Sounds like they got tired of the normal stuff and wanted to get kinky..

Honestly, I've never paid attention to what direction the eggs are facing when I pull them/place them in cups, and hatch rates have been very high.. I've pulled them from the bottoms/sides of broms with no issues either. I'd say pull them, and if it doesn't work they'll just lay more. 
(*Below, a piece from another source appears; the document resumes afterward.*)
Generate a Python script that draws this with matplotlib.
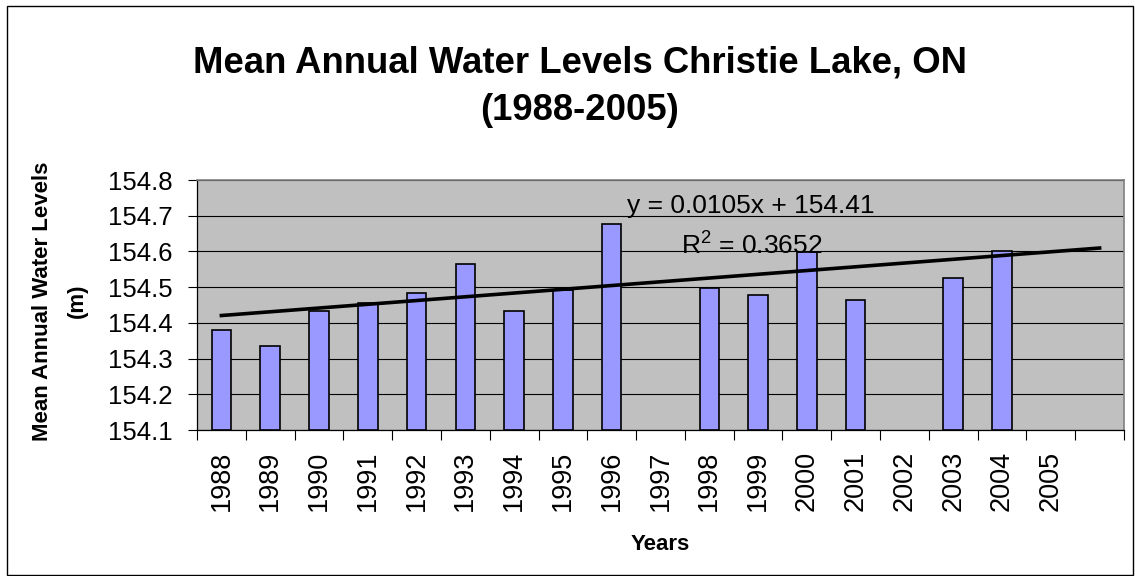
import numpy as np
import matplotlib.pyplot as plt
from matplotlib.patches import Rectangle

plt.rcParams['font.family'] = ['Liberation Sans', 'DejaVu Sans']
plt.rcParams['mathtext.fontset'] = 'custom'
plt.rcParams['mathtext.rm'] = 'Liberation Sans'
plt.rcParams['mathtext.it'] = 'Liberation Sans:italic'

# data (nan = no bar)
years = ['1988', '1989', '1990', '1991', '1992', '1993', '1994', '1995', '1996', '1997',
         '1998', '1999', '2000', '2001', '2002', '2003', '2004', '2005', '']
levels = [154.38, 154.336, 154.434, 154.455, 154.483, 154.565, 154.433, 154.492, 154.677, np.nan,
          154.499, 154.477, 154.599, 154.463, np.nan, 154.527, 154.60, np.nan, np.nan]

# excel linear trendline (x = 1..n)
slope = 0.0105
intercept = 154.41
r2 = 0.3652

ymin, ymax = 154.1, 154.8

fig = plt.figure(figsize=(11.35, 5.76), dpi=100)
ax = fig.add_axes([197 / 1135, 1 - 430 / 576, (1124 - 197) / 1135, (430 - 180) / 576])
ax.set_facecolor('#C0C0C0')

x = np.arange(len(years))
vals = np.array(levels)
ok = ~np.isnan(vals)
ax.bar(x[ok], vals[ok] - ymin, bottom=ymin, width=0.4, color='#9999FF',
       edgecolor='black', linewidth=1.2, zorder=3)

# trendline
trend = intercept + slope * (x + 1)
ax.plot(x, trend, color='black', linewidth=2.6, zorder=4)

ax.set_xlim(-0.5, len(years) - 0.5)
ax.set_ylim(ymin, ymax)
ax.set_yticks(np.arange(154.1, 154.81, 0.1))
ax.set_yticklabels([f'{v:.1f}' for v in np.arange(154.1, 154.81, 0.1)])
ax.yaxis.grid(True, color='black', linewidth=0.8, zorder=0)
ax.set_axisbelow(True)

# ticks on boundaries, labels at centers
ax.set_xticks(np.arange(-0.5, len(years), 1.0))
ax.set_xticklabels([])
ax.set_xticks(x, minor=True)
ax.set_xticklabels(years, minor=True, rotation=90, fontsize=19.5)
ax.tick_params(axis='x', which='major', direction='out', length=7, width=0.8)
ax.tick_params(axis='x', which='minor', length=0, pad=15)
ax.tick_params(axis='y', direction='out', length=6.5, width=0.8, labelsize=18.5, pad=11)

for s in ['left', 'bottom']:
    ax.spines[s].set_color('black')
    ax.spines[s].set_linewidth(0.9)
for s in ['top', 'right']:
    ax.spines[s].set_color('#808080')
    ax.spines[s].set_linewidth(1.2)

ax.set_xlabel('Years', fontsize=16, fontweight='bold', labelpad=16)
fig.text(43 / 1135, 1 - 301 / 576, 'Mean Annual Water Levels', rotation=90, fontsize=16,
         fontweight='bold', ha='center', va='center')
fig.text(77 / 1135, 1 - 301 / 576, '(m)', rotation=90, fontsize=16,
         fontweight='bold', ha='center', va='center')

fig.text(580 / 1135, 1 - 72 / 576, 'Mean Annual Water Levels Christie Lake, ON', fontsize=26.3,
         fontweight='bold', ha='center', va='baseline')
fig.text(580 / 1135, 1 - 120 / 576, '(1988-2005)', fontsize=26.3,
         fontweight='bold', ha='center', va='baseline')

fig.text(751 / 1135, 1 - 213 / 576, f'y = {slope}x + {intercept}', fontsize=19,
         ha='center', va='baseline', zorder=5)
fig.text(752 / 1135, 1 - 255 / 576, f'R$^{{2}}$ = {r2}', fontsize=19,
         ha='center', va='baseline', zorder=5)

# chart border
fig.patches.append(Rectangle((7 / 1135, 1 / 576), 1126 / 1135, 569 / 576, transform=fig.transFigure,
                             fill=False, edgecolor='black', linewidth=1.0))

fig.savefig('out.png', dpi=100)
Glad to hear you're finally getting some eggs from those guys, I'm guessing you picked up another?


----------



## Erikb3113 (Oct 1, 2008)

yeah i got a female from Scotty, but had to seperate my males after so now i'm looking for another female so i can have two pairs. but yeah, finally have imitator eggs, no good ones yet though.


----------



## Erikb3113 (Oct 1, 2008)

upside down or not, THEY ARE GOOD!!!! I've got my first good imi eggs. Awsome


----------



## jbherpin (Oct 16, 2009)

Erikb3113 said:


> upside down or not, THEY ARE GOOD!!!! I've got my first good imi eggs. Awsome


Congrats! I wish you all the success. Any pics of this upside down achievement?

JBear


----------



## Erikb3113 (Oct 1, 2008)

Here is a pic. They were at the top but have slid down the side in the last couple days. She is in there with them alot so she must be bumping them down. Due for more any day I would hope.


----------



## Manuran (Aug 28, 2007)

Hi Erik,
In the wild imitators are frequently found breeding in Heliconias and Xanthosomas. In both cases the eggs are deposited vertically. Even when they breed in bromeliads, the eggs are attached to the backside of the more inner leaf. That puts them somewhat upside down, right over the water. In captivity, they seem to be more flexible and will lay eggs on the top of leaves as well. I've never seen it personally, but I think others here regularly have their pairs deposit eggs right on the vertical glass of their viv's. Maybe they think they are in the wild  Glad to see they are breeding for you.


----------